■ **WHAT IS REQUIRED**:
Nothing in the records may be left out or altered; reproduce them all exactly.
[START OF RAW RECORDS]
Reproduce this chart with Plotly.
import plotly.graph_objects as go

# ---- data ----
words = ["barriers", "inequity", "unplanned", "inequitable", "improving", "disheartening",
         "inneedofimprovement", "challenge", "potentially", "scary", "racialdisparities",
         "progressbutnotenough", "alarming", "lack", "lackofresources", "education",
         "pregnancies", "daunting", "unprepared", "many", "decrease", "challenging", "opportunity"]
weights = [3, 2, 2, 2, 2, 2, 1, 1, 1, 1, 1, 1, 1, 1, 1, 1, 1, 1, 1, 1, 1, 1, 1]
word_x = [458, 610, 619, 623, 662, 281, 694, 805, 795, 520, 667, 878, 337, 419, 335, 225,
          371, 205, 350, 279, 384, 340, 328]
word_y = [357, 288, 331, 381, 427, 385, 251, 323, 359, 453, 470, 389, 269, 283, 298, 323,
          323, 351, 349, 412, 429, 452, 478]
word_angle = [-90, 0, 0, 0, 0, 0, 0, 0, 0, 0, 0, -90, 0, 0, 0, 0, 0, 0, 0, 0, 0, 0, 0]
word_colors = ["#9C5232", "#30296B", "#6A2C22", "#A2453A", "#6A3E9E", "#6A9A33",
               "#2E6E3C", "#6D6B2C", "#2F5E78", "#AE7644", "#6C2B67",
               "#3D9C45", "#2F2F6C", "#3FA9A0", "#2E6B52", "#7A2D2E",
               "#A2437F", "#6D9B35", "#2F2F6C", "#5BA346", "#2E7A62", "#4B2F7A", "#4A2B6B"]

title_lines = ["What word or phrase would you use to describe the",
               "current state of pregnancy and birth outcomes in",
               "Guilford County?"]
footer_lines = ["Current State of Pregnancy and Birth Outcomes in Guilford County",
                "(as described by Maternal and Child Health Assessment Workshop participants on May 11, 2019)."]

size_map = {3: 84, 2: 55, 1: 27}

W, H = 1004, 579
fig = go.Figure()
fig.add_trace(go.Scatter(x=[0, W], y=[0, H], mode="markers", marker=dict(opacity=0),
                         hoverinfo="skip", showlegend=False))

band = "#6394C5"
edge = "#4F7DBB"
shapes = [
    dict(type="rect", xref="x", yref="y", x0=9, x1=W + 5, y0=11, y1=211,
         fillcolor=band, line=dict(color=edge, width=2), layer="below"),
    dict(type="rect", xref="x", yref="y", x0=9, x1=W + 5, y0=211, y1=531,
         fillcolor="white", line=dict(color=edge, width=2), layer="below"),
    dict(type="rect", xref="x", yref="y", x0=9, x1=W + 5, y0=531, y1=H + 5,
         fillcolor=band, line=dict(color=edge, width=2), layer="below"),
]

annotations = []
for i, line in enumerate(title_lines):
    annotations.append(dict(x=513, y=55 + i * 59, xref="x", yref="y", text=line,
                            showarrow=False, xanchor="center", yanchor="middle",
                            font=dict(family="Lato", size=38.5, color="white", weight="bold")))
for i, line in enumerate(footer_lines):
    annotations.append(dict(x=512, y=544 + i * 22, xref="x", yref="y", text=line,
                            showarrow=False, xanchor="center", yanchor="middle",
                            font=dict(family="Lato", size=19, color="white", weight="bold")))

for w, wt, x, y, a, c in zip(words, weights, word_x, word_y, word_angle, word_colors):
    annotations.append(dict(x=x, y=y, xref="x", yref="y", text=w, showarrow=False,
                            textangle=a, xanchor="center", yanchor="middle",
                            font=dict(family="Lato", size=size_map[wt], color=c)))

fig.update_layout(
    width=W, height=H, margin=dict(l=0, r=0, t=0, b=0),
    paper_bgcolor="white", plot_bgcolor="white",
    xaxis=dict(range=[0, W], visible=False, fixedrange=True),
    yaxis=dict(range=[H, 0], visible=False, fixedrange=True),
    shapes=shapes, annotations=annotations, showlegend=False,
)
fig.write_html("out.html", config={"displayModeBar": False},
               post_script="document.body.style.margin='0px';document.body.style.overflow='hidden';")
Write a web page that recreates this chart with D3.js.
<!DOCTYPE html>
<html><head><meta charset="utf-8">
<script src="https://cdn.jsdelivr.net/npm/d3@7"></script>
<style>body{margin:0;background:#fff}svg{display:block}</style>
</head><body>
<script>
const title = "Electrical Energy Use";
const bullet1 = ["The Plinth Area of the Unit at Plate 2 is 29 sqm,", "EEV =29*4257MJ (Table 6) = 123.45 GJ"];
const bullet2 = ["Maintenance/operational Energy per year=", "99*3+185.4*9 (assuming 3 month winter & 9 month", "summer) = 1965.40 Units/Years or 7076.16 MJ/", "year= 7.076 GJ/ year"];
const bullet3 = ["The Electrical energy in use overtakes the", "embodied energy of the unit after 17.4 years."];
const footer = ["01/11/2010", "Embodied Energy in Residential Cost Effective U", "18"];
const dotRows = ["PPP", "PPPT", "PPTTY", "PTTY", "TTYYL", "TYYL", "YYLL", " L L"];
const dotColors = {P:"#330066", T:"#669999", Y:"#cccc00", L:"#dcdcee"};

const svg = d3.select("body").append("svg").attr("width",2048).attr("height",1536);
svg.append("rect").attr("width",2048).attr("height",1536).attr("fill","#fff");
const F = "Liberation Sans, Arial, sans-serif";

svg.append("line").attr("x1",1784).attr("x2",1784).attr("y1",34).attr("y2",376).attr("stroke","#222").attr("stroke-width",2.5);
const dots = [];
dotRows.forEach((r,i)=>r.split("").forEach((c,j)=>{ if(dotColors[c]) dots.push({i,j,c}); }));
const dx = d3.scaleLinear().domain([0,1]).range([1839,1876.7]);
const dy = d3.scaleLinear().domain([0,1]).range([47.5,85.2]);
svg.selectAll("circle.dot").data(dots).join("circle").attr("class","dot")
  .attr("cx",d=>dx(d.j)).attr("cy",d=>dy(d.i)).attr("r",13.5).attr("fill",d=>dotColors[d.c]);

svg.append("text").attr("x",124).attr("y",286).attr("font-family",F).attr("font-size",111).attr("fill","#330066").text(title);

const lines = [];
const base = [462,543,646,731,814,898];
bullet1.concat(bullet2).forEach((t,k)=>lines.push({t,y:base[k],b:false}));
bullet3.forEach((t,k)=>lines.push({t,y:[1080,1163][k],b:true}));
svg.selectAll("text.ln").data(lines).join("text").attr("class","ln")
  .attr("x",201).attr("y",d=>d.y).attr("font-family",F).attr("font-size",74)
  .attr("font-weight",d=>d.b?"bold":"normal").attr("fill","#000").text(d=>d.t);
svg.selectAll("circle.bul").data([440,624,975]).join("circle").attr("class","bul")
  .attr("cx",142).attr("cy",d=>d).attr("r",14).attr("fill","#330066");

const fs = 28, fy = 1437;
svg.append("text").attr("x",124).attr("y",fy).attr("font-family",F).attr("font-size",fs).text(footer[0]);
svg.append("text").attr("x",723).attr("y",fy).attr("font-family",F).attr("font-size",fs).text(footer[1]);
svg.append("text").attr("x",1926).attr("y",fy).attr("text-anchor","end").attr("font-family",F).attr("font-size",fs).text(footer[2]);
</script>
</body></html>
[END OF RAW RECORDS]
■ **EXERCISE SOLUTION**:
Reproduce this chart with Plotly.
import plotly.graph_objects as go

# ---- data ----
words = ["barriers", "inequity", "unplanned", "inequitable", "improving", "disheartening",
         "inneedofimprovement", "challenge", "potentially", "scary", "racialdisparities",
         "progressbutnotenough", "alarming", "lack", "lackofresources", "education",
         "pregnancies", "daunting", "unprepared", "many", "decrease", "challenging", "opportunity"]
weights = [3, 2, 2, 2, 2, 2, 1, 1, 1, 1, 1, 1, 1, 1, 1, 1, 1, 1, 1, 1, 1, 1, 1]
word_x = [458, 610, 619, 623, 662, 281, 694, 805, 795, 520, 667, 878, 337, 419, 335, 225,
          371, 205, 350, 279, 384, 340, 328]
word_y = [357, 288, 331, 381, 427, 385, 251, 323, 359, 453, 470, 389, 269, 283, 298, 323,
          323, 351, 349, 412, 429, 452, 478]
word_angle = [-90, 0, 0, 0, 0, 0, 0, 0, 0, 0, 0, -90, 0, 0, 0, 0, 0, 0, 0, 0, 0, 0, 0]
word_colors = ["#9C5232", "#30296B", "#6A2C22", "#A2453A", "#6A3E9E", "#6A9A33",
               "#2E6E3C", "#6D6B2C", "#2F5E78", "#AE7644", "#6C2B67",
               "#3D9C45", "#2F2F6C", "#3FA9A0", "#2E6B52", "#7A2D2E",
               "#A2437F", "#6D9B35", "#2F2F6C", "#5BA346", "#2E7A62", "#4B2F7A", "#4A2B6B"]

title_lines = ["What word or phrase would you use to describe the",
               "current state of pregnancy and birth outcomes in",
               "Guilford County?"]
footer_lines = ["Current State of Pregnancy and Birth Outcomes in Guilford County",
                "(as described by Maternal and Child Health Assessment Workshop participants on May 11, 2019)."]

size_map = {3: 84, 2: 55, 1: 27}

W, H = 1004, 579
fig = go.Figure()
fig.add_trace(go.Scatter(x=[0, W], y=[0, H], mode="markers", marker=dict(opacity=0),
                         hoverinfo="skip", showlegend=False))

band = "#6394C5"
edge = "#4F7DBB"
shapes = [
    dict(type="rect", xref="x", yref="y", x0=9, x1=W + 5, y0=11, y1=211,
         fillcolor=band, line=dict(color=edge, width=2), layer="below"),
    dict(type="rect", xref="x", yref="y", x0=9, x1=W + 5, y0=211, y1=531,
         fillcolor="white", line=dict(color=edge, width=2), layer="below"),
    dict(type="rect", xref="x", yref="y", x0=9, x1=W + 5, y0=531, y1=H + 5,
         fillcolor=band, line=dict(color=edge, width=2), layer="below"),
]

annotations = []
for i, line in enumerate(title_lines):
    annotations.append(dict(x=513, y=55 + i * 59, xref="x", yref="y", text=line,
                            showarrow=False, xanchor="center", yanchor="middle",
                            font=dict(family="Lato", size=38.5, color="white", weight="bold")))
for i, line in enumerate(footer_lines):
    annotations.append(dict(x=512, y=544 + i * 22, xref="x", yref="y", text=line,
                            showarrow=False, xanchor="center", yanchor="middle",
                            font=dict(family="Lato", size=19, color="white", weight="bold")))

for w, wt, x, y, a, c in zip(words, weights, word_x, word_y, word_angle, word_colors):
    annotations.append(dict(x=x, y=y, xref="x", yref="y", text=w, showarrow=False,
                            textangle=a, xanchor="center", yanchor="middle",
                            font=dict(family="Lato", size=size_map[wt], color=c)))

fig.update_layout(
    width=W, height=H, margin=dict(l=0, r=0, t=0, b=0),
    paper_bgcolor="white", plot_bgcolor="white",
    xaxis=dict(range=[0, W], visible=False, fixedrange=True),
    yaxis=dict(range=[H, 0], visible=False, fixedrange=True),
    shapes=shapes, annotations=annotations, showlegend=False,
)
fig.write_html("out.html", config={"displayModeBar": False},
               post_script="document.body.style.margin='0px';document.body.style.overflow='hidden';")
Write a web page that recreates this chart with D3.js.
<!DOCTYPE html>
<html><head><meta charset="utf-8">
<script src="https://cdn.jsdelivr.net/npm/d3@7"></script>
<style>body{margin:0;background:#fff}svg{display:block}</style>
</head><body>
<script>
const title = "Electrical Energy Use";
const bullet1 = ["The Plinth Area of the Unit at Plate 2 is 29 sqm,", "EEV =29*4257MJ (Table 6) = 123.45 GJ"];
const bullet2 = ["Maintenance/operational Energy per year=", "99*3+185.4*9 (assuming 3 month winter & 9 month", "summer) = 1965.40 Units/Years or 7076.16 MJ/", "year= 7.076 GJ/ year"];
const bullet3 = ["The Electrical energy in use overtakes the", "embodied energy of the unit after 17.4 years."];
const footer = ["01/11/2010", "Embodied Energy in Residential Cost Effective U", "18"];
const dotRows = ["PPP", "PPPT", "PPTTY", "PTTY", "TTYYL", "TYYL", "YYLL", " L L"];
const dotColors = {P:"#330066", T:"#669999", Y:"#cccc00", L:"#dcdcee"};

const svg = d3.select("body").append("svg").attr("width",2048).attr("height",1536);
svg.append("rect").attr("width",2048).attr("height",1536).attr("fill","#fff");
const F = "Liberation Sans, Arial, sans-serif";

svg.append("line").attr("x1",1784).attr("x2",1784).attr("y1",34).attr("y2",376).attr("stroke","#222").attr("stroke-width",2.5);
const dots = [];
dotRows.forEach((r,i)=>r.split("").forEach((c,j)=>{ if(dotColors[c]) dots.push({i,j,c}); }));
const dx = d3.scaleLinear().domain([0,1]).range([1839,1876.7]);
const dy = d3.scaleLinear().domain([0,1]).range([47.5,85.2]);
svg.selectAll("circle.dot").data(dots).join("circle").attr("class","dot")
  .attr("cx",d=>dx(d.j)).attr("cy",d=>dy(d.i)).attr("r",13.5).attr("fill",d=>dotColors[d.c]);

svg.append("text").attr("x",124).attr("y",286).attr("font-family",F).attr("font-size",111).attr("fill","#330066").text(title);

const lines = [];
const base = [462,543,646,731,814,898];
bullet1.concat(bullet2).forEach((t,k)=>lines.push({t,y:base[k],b:false}));
bullet3.forEach((t,k)=>lines.push({t,y:[1080,1163][k],b:true}));
svg.selectAll("text.ln").data(lines).join("text").attr("class","ln")
  .attr("x",201).attr("y",d=>d.y).attr("font-family",F).attr("font-size",74)
  .attr("font-weight",d=>d.b?"bold":"normal").attr("fill","#000").text(d=>d.t);
svg.selectAll("circle.bul").data([440,624,975]).join("circle").attr("class","bul")
  .attr("cx",142).attr("cy",d=>d).attr("r",14).attr("fill","#330066");

const fs = 28, fy = 1437;
svg.append("text").attr("x",124).attr("y",fy).attr("font-family",F).attr("font-size",fs).text(footer[0]);
svg.append("text").attr("x",723).attr("y",fy).attr("font-family",F).attr("font-size",fs).text(footer[1]);
svg.append("text").attr("x",1926).attr("y",fy).attr("text-anchor","end").attr("font-family",F).attr("font-size",fs).text(footer[2]);
</script>
</body></html>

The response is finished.